E invece no. Salvini dal vertice di Innsbruck punta i piedi: «Finché non c’è chiarezza su quanto accaduto non autorizzo nessuno a scendere dalla Diciotti: se qualcuno lo fa al mio posto se ne assumerà la responsabilità politica». Sul molo restano gli attivisti con le magliette rosse che scandiscono lo slogan «la libertà dei popoli non ha confini, siamo tutti clandestini» facendo tintinnare finte manette, invocate dal leader leghista.

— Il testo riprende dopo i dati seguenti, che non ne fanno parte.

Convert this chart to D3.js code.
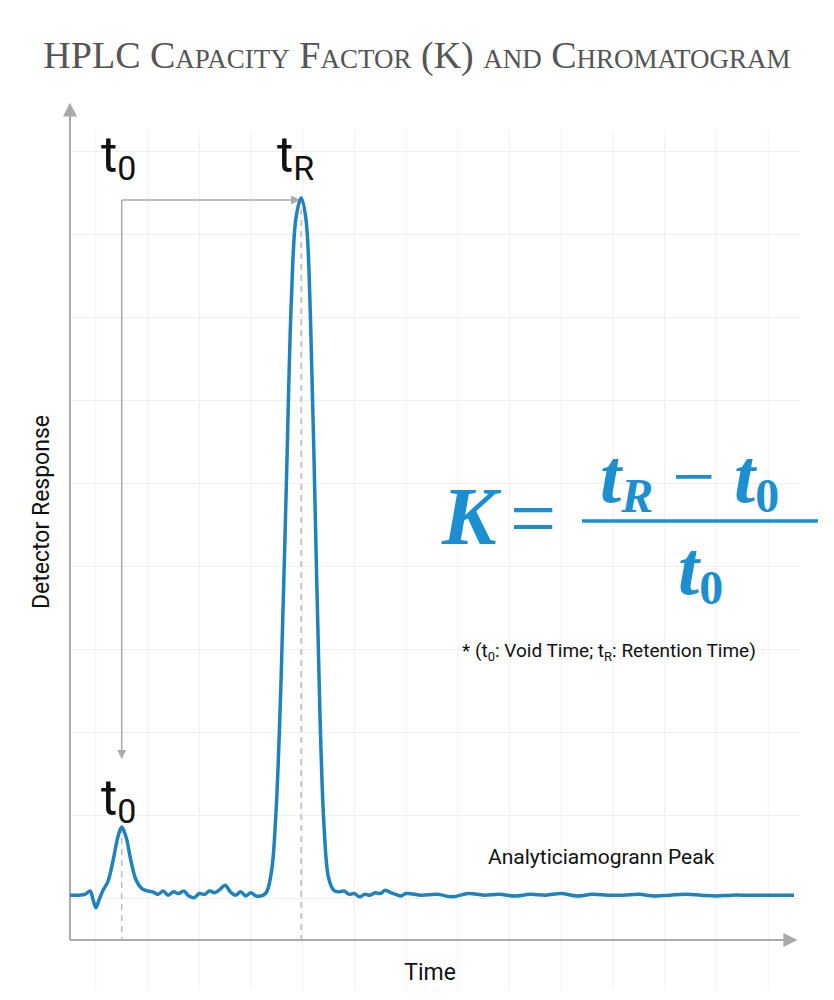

La squadra mobile e lo Sco nel pomeriggio hanno consegnato il rapporto in procura. In serata arriva la notizia dell’iscrizione di un procedimento penale a carico di Ibrahim Bushara, sudanese, e di Hamid Ibrahim, ghanese: a entrambi viene contestato il concorso in violenza privata continuata e aggravata in danno del comandante e dell’equipaggio del Vos Thalassa. La squadra mobile starebbe valutando altri profili di reato ma i capi di imputazione per ora non sono abbastanza gravi per un arresto.

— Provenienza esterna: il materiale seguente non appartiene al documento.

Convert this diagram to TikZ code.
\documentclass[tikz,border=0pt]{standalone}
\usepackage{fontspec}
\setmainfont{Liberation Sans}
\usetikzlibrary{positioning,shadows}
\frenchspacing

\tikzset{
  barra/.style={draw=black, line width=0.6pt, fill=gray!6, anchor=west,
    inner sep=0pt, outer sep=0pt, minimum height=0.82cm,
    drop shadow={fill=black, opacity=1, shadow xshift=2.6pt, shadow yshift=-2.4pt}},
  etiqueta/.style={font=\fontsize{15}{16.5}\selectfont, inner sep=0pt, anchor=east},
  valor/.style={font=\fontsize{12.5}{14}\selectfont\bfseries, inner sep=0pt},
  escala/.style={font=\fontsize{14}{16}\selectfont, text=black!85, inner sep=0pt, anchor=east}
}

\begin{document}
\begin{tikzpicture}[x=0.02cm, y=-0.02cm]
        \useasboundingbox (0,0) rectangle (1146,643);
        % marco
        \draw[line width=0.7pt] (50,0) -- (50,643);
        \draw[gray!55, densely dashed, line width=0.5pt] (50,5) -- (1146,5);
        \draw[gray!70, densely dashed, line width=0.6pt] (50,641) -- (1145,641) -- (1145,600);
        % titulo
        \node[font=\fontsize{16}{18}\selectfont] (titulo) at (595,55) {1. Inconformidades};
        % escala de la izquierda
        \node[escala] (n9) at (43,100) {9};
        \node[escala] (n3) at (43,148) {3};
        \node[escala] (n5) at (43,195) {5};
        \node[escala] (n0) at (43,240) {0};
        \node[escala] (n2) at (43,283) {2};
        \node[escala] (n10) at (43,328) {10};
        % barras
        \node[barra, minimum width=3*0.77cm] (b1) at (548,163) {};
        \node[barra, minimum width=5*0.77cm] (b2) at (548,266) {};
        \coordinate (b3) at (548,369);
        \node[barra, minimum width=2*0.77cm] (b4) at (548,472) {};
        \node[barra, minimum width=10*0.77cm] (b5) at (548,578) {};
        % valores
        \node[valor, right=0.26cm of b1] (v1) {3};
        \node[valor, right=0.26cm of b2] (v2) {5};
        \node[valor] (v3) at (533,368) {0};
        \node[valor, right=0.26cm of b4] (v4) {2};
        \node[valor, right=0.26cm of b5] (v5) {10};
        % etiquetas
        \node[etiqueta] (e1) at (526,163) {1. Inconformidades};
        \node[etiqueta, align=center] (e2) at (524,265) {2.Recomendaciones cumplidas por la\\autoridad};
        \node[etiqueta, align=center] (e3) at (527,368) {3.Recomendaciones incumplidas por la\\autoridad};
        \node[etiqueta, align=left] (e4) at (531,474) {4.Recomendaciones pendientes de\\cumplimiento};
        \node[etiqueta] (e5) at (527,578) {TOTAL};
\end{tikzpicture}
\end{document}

Circola però una versione differente dell’«ammutinamento». Cristiano Vattuone, portavoce della Vroon, la società olandese proprietaria della Vos Thalassa, ha raccontato a La Verità: «Nessuna insurrezione a bordo, nessuno è stato pestato. Ci sono stati momenti di tensione perché siamo stati due giorni e mezzo in attesa e i migranti non volevano essere riconsegnati ai libici, che poi non si sa cosa ne facciano». Il sospetto è che l’equipaggio abbia chiesto aiuto per non rimanere bloccato con i naufraghi a bordo, come era già successo al cargo danese Alexander Maersk. Ieri però Christopher Savoye, responsabile Affari legali della Vroon, ha dato una versione differente: «Il personale è stato circondato e spintonato, alcuni hanno mimato il gesto del taglio della gola. La nostra unità ha chiesto assistenza al Centro di coordinamento di Roma e il comando ha organizzato il trasferimento dei migranti».

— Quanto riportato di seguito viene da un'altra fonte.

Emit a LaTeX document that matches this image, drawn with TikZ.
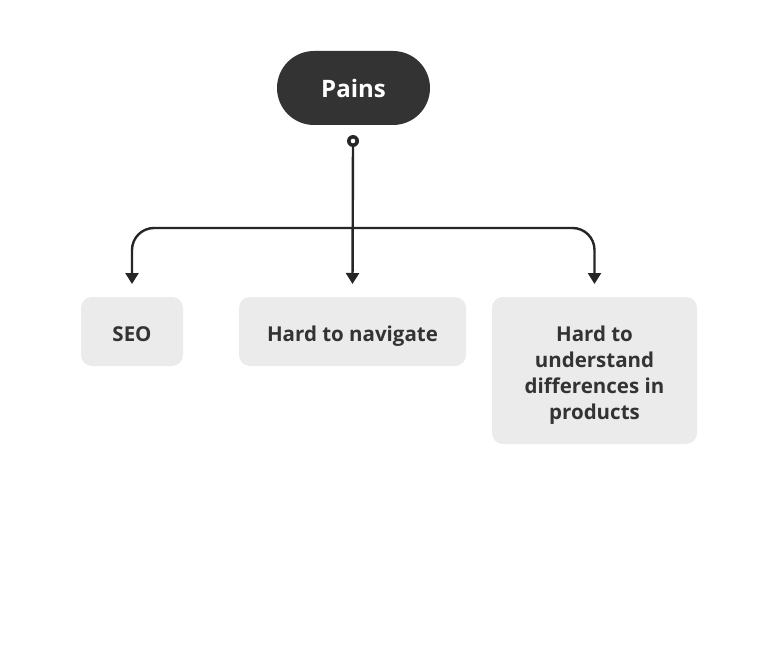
\documentclass[tikz,border=0pt]{standalone}
\usepackage{fontspec}
\setmainfont{Open Sans}
\usetikzlibrary{arrows.meta}
\definecolor{dark}{HTML}{333333}
\definecolor{boxfill}{HTML}{EBEBEB}
\begin{document}
\begin{tikzpicture}[x=1pt,y=-1pt,
  card/.style={fill=boxfill, rounded corners=11pt, inner sep=0pt},
  cardtext/.style={text=dark, font=\fontsize{20.5}{26}\selectfont\bfseries, align=center, inner sep=0pt, anchor=base},
  conn/.style={draw=black!85, line width=2.4pt, -{Triangle[length=11pt,width=13pt]}},
]
\useasboundingbox (0,0) rectangle (773,666);
\fill[white] (0,0) rectangle (773,666);
% top pill
\node[fill=dark, rounded corners=37pt, minimum width=153pt, minimum height=74pt, inner sep=0pt] (pains) at (353.5,88) {};
\node[text=white, font=\fontsize{24}{28}\selectfont\bfseries, inner sep=0pt, anchor=base] (painst) at (353.5,97.5) {Pains};
% boxes
\node[card, minimum width=102pt, minimum height=69pt] (seo) at (132,331.5) {};
\node[card, minimum width=227pt, minimum height=69pt] (nav) at (352.5,331.5) {};
\node[card, minimum width=205pt, minimum height=147pt] (diff) at (594.5,370.5) {};
\node[cardtext] (seot) at (132,341) {SEO};
\node[cardtext] (navt) at (352.5,341) {Hard to navigate};
\node[cardtext] (difft) at (594.5,419) {Hard to\\understand\\differences in\\products};
% connector
\coordinate (dot) at (353,141);
\coordinate (bar) at (353,228);
\draw[conn, rounded corners=22pt] (bar) -- (seo.north |- bar) -- (seo.north |- 0,284);
\draw[conn, rounded corners=22pt] (bar) -- (diff.north |- bar) -- (diff.north |- 0,284);
\draw[conn] (dot) -- (nav.north |- 0,284);
\fill[black!85] (dot) circle (6pt);
\fill[white] (dot) circle (2.3pt);
\end{tikzpicture}
\end{document}
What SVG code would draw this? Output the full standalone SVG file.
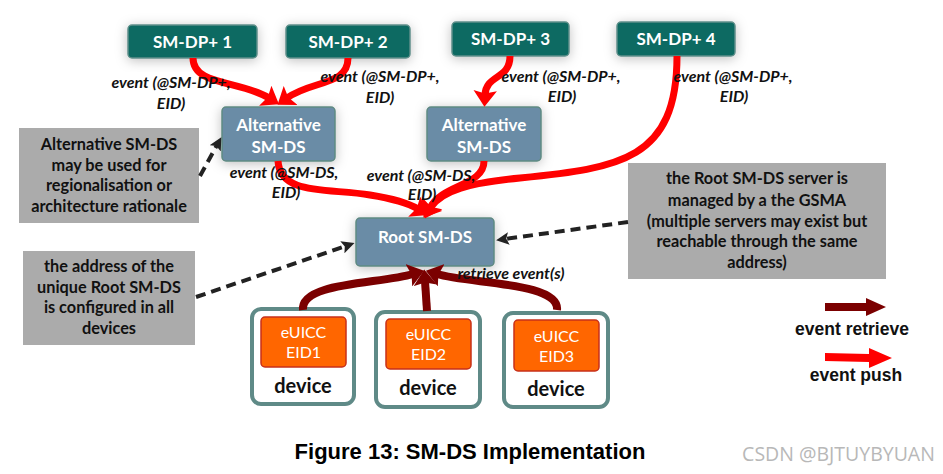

Salvini vuole comunque un colpevole: «Non voglio farmi prendere in giro: o hanno mentito gli armatori, e allora devono pagare, o l’aggressione c’è stata e allora i responsabili devono andare in galera». E ancora: «In procura c’è un dibattito, io non ho nessuna fretta di farli sbarcare. Attendo il riscontro delle indagini per sapere se ci sono delinquenti a bordo». Non c’è fretta, spiega l’inquilino del Viminale: i 67 sono in mare almeno da domenica, ieri sono rimasti seduti sul ponte della nave, con l’afa e il sole che batte. La procura di Trapani però vuole sentire le testimonianze di tutti i naufraghi. Quando sulla nave arriva la voce che lo sbarco è imminente partono i cori «olè, olè».